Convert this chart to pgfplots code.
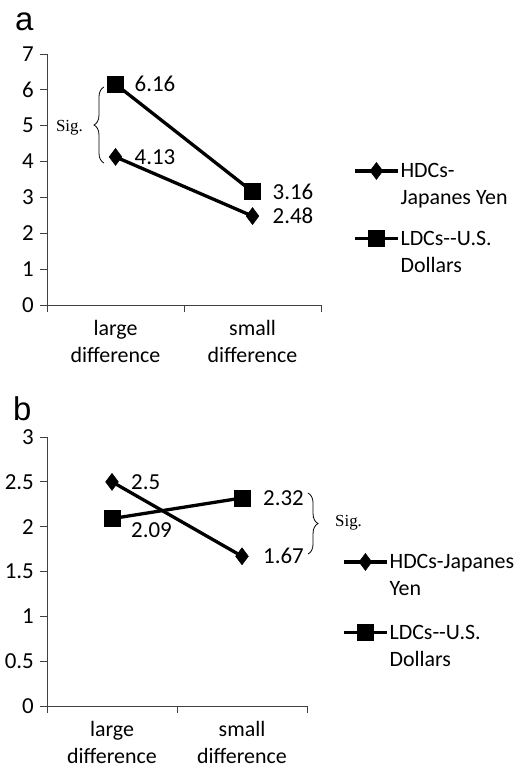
\documentclass[border=0pt]{standalone}
\usepackage{pgfplots}
\pgfplotsset{compat=1.18}
\usepackage{fontspec}
\setmainfont{Carlito}
\newfontfamily\seriffont{Liberation Serif}
\newfontfamily\arialfont{Liberation Sans}
\usetikzlibrary{decorations.pathreplacing}
\newcommand{\fs}{\fontsize{22}{27}\selectfont}
\newcommand{\fd}{\fontsize{23}{27}\selectfont}
\newcommand{\tl}[1]{\begin{tabular}[t]{@{}l@{}}#1\end{tabular}}
\pgfplotsset{
  common/.style={
    scale only axis, clip=false,
    axis lines=left,
    axis line style={-, line width=1bp, black!75},
    every inner x axis line/.append style={-},
    every inner y axis line/.append style={-},
    tick align=outside, major tick length=7bp,
    tick style={line width=1bp, black!75},
    xmin=-0.5, xmax=1.5,
    xtick={-0.5,0.5,1.5}, xticklabels={},
    extra x ticks={0,1},
    extra x tick labels={{large\\difference},{small\\difference}},
    extra x tick style={major tick length=0pt, tick label style={align=center, inner sep=0pt, yshift=-15bp, font=\fs}},
    /pgf/number format/assume math mode=true,
    tick label style={font=\fd},
    y tick label style={inner sep=0pt, xshift=-6bp},
    every axis plot/.append style={line width=3.3bp, black},
    legend image code/.code={\draw[mark repeat=2,mark phase=2,#1] plot coordinates {(0bp,7bp) (21.5bp,7bp) (43bp,7bp)};},
    legend style={draw=none, fill=none, inner sep=0pt, font=\fs, anchor=north west,
      cells={anchor=base west}, nodes={inner sep=1bp}},
  },
  hdc/.style={mark=diamond*, mark size=8.5bp, mark options={solid, line width=0.5bp}},
  ldc/.style={mark=square*, mark size=8bp, mark options={solid, line width=0.5bp}},
}
\begin{document}
\begin{tikzpicture}
\useasboundingbox (0,0) rectangle (532bp,-765bp);
\node[anchor=base west, inner sep=0pt, font=\arialfont\fontsize{33}{33}\selectfont] at (15bp,-30bp) {a};
\node[anchor=base west, inner sep=0pt, font=\arialfont\fontsize{33}{33}\selectfont] at (13bp,-420bp) {b};

\begin{axis}[common, at={(47bp,-305bp)}, anchor=south west,
  width=274bp, height=251bp, ymin=0, ymax=7, ytick={0,1,...,7},
  legend style={at={(1.117,0.586)}, row sep=45bp}]
\addplot[hdc] coordinates {(0,4.13) (1,2.48)};
\addplot[ldc] coordinates {(0,6.16) (1,3.16)};
\legend{{\tl{HDCs-\\Japanes Yen}},{\tl{LDCs-{}-U.S.\\Dollars}}}
\node[anchor=west, inner sep=0pt, font=\fd, xshift=19bp] at (axis cs:0,6.16) {6.16};
\node[anchor=west, inner sep=0pt, font=\fd, xshift=19bp] at (axis cs:0,4.13) {4.13};
\node[anchor=west, inner sep=0pt, font=\fd, xshift=20bp] at (axis cs:1,3.16) {3.16};
\node[anchor=west, inner sep=0pt, font=\fd, xshift=20bp] at (axis cs:1,2.48) {2.48};
\draw[decorate, decoration={brace, amplitude=10bp}, line width=0.8bp] (axis cs:-0.084,3.96) -- (axis cs:-0.084,6.08);
\node[anchor=east, inner sep=0pt, font=\seriffont\fontsize{17}{20}\selectfont] at (axis cs:-0.237,4.94) {Sig.};
\end{axis}

\begin{axis}[common, at={(47bp,-706bp)}, anchor=south west,
  width=260bp, height=269bp, ymin=0, ymax=3, ytick={0,0.5,...,3},
  legend style={at={(1.135,0.584)}, row sep=48bp}]
\addplot[hdc] coordinates {(0,2.5) (1,1.67)};
\addplot[ldc] coordinates {(0,2.09) (1,2.32)};
\legend{{\tl{HDCs-Japanes\\Yen}},{\tl{LDCs-{}-U.S.\\Dollars}}}
\node[anchor=west, inner sep=0pt, font=\fd, xshift=19bp] at (axis cs:0,2.5) {2.5};
\node[anchor=west, inner sep=0pt, font=\fd, xshift=19bp, yshift=-12bp] at (axis cs:0,2.09) {2.09};
\node[anchor=west, inner sep=0pt, font=\fd, xshift=21bp] at (axis cs:1,2.32) {2.32};
\node[anchor=west, inner sep=0pt, font=\fd, xshift=21bp] at (axis cs:1,1.67) {1.67};
\draw[decorate, decoration={brace, amplitude=10bp}, line width=0.8bp] (axis cs:1.508,2.375) -- (axis cs:1.508,1.695);
\node[anchor=west, inner sep=0pt, font=\seriffont\fontsize{17}{20}\selectfont] at (axis cs:1.715,2.04) {Sig.};
\end{axis}
\end{tikzpicture}
\end{document}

*WHAT TO WORK ON*:
Reproduce every line precisely as given, omitting all pictures.

*WRITTEN ANSWER*:
Convert this chart to pgfplots code.
\documentclass[border=0pt]{standalone}
\usepackage{pgfplots}
\pgfplotsset{compat=1.18}
\usepackage{fontspec}
\setmainfont{Carlito}
\newfontfamily\seriffont{Liberation Serif}
\newfontfamily\arialfont{Liberation Sans}
\usetikzlibrary{decorations.pathreplacing}
\newcommand{\fs}{\fontsize{22}{27}\selectfont}
\newcommand{\fd}{\fontsize{23}{27}\selectfont}
\newcommand{\tl}[1]{\begin{tabular}[t]{@{}l@{}}#1\end{tabular}}
\pgfplotsset{
  common/.style={
    scale only axis, clip=false,
    axis lines=left,
    axis line style={-, line width=1bp, black!75},
    every inner x axis line/.append style={-},
    every inner y axis line/.append style={-},
    tick align=outside, major tick length=7bp,
    tick style={line width=1bp, black!75},
    xmin=-0.5, xmax=1.5,
    xtick={-0.5,0.5,1.5}, xticklabels={},
    extra x ticks={0,1},
    extra x tick labels={{large\\difference},{small\\difference}},
    extra x tick style={major tick length=0pt, tick label style={align=center, inner sep=0pt, yshift=-15bp, font=\fs}},
    /pgf/number format/assume math mode=true,
    tick label style={font=\fd},
    y tick label style={inner sep=0pt, xshift=-6bp},
    every axis plot/.append style={line width=3.3bp, black},
    legend image code/.code={\draw[mark repeat=2,mark phase=2,#1] plot coordinates {(0bp,7bp) (21.5bp,7bp) (43bp,7bp)};},
    legend style={draw=none, fill=none, inner sep=0pt, font=\fs, anchor=north west,
      cells={anchor=base west}, nodes={inner sep=1bp}},
  },
  hdc/.style={mark=diamond*, mark size=8.5bp, mark options={solid, line width=0.5bp}},
  ldc/.style={mark=square*, mark size=8bp, mark options={solid, line width=0.5bp}},
}
\begin{document}
\begin{tikzpicture}
\useasboundingbox (0,0) rectangle (532bp,-765bp);
\node[anchor=base west, inner sep=0pt, font=\arialfont\fontsize{33}{33}\selectfont] at (15bp,-30bp) {a};
\node[anchor=base west, inner sep=0pt, font=\arialfont\fontsize{33}{33}\selectfont] at (13bp,-420bp) {b};

\begin{axis}[common, at={(47bp,-305bp)}, anchor=south west,
  width=274bp, height=251bp, ymin=0, ymax=7, ytick={0,1,...,7},
  legend style={at={(1.117,0.586)}, row sep=45bp}]
\addplot[hdc] coordinates {(0,4.13) (1,2.48)};
\addplot[ldc] coordinates {(0,6.16) (1,3.16)};
\legend{{\tl{HDCs-\\Japanes Yen}},{\tl{LDCs-{}-U.S.\\Dollars}}}
\node[anchor=west, inner sep=0pt, font=\fd, xshift=19bp] at (axis cs:0,6.16) {6.16};
\node[anchor=west, inner sep=0pt, font=\fd, xshift=19bp] at (axis cs:0,4.13) {4.13};
\node[anchor=west, inner sep=0pt, font=\fd, xshift=20bp] at (axis cs:1,3.16) {3.16};
\node[anchor=west, inner sep=0pt, font=\fd, xshift=20bp] at (axis cs:1,2.48) {2.48};
\draw[decorate, decoration={brace, amplitude=10bp}, line width=0.8bp] (axis cs:-0.084,3.96) -- (axis cs:-0.084,6.08);
\node[anchor=east, inner sep=0pt, font=\seriffont\fontsize{17}{20}\selectfont] at (axis cs:-0.237,4.94) {Sig.};
\end{axis}

\begin{axis}[common, at={(47bp,-706bp)}, anchor=south west,
  width=260bp, height=269bp, ymin=0, ymax=3, ytick={0,0.5,...,3},
  legend style={at={(1.135,0.584)}, row sep=48bp}]
\addplot[hdc] coordinates {(0,2.5) (1,1.67)};
\addplot[ldc] coordinates {(0,2.09) (1,2.32)};
\legend{{\tl{HDCs-Japanes\\Yen}},{\tl{LDCs-{}-U.S.\\Dollars}}}
\node[anchor=west, inner sep=0pt, font=\fd, xshift=19bp] at (axis cs:0,2.5) {2.5};
\node[anchor=west, inner sep=0pt, font=\fd, xshift=19bp, yshift=-12bp] at (axis cs:0,2.09) {2.09};
\node[anchor=west, inner sep=0pt, font=\fd, xshift=21bp] at (axis cs:1,2.32) {2.32};
\node[anchor=west, inner sep=0pt, font=\fd, xshift=21bp] at (axis cs:1,1.67) {1.67};
\draw[decorate, decoration={brace, amplitude=10bp}, line width=0.8bp] (axis cs:1.508,2.375) -- (axis cs:1.508,1.695);
\node[anchor=west, inner sep=0pt, font=\seriffont\fontsize{17}{20}\selectfont] at (axis cs:1.715,2.04) {Sig.};
\end{axis}
\end{tikzpicture}
\end{document}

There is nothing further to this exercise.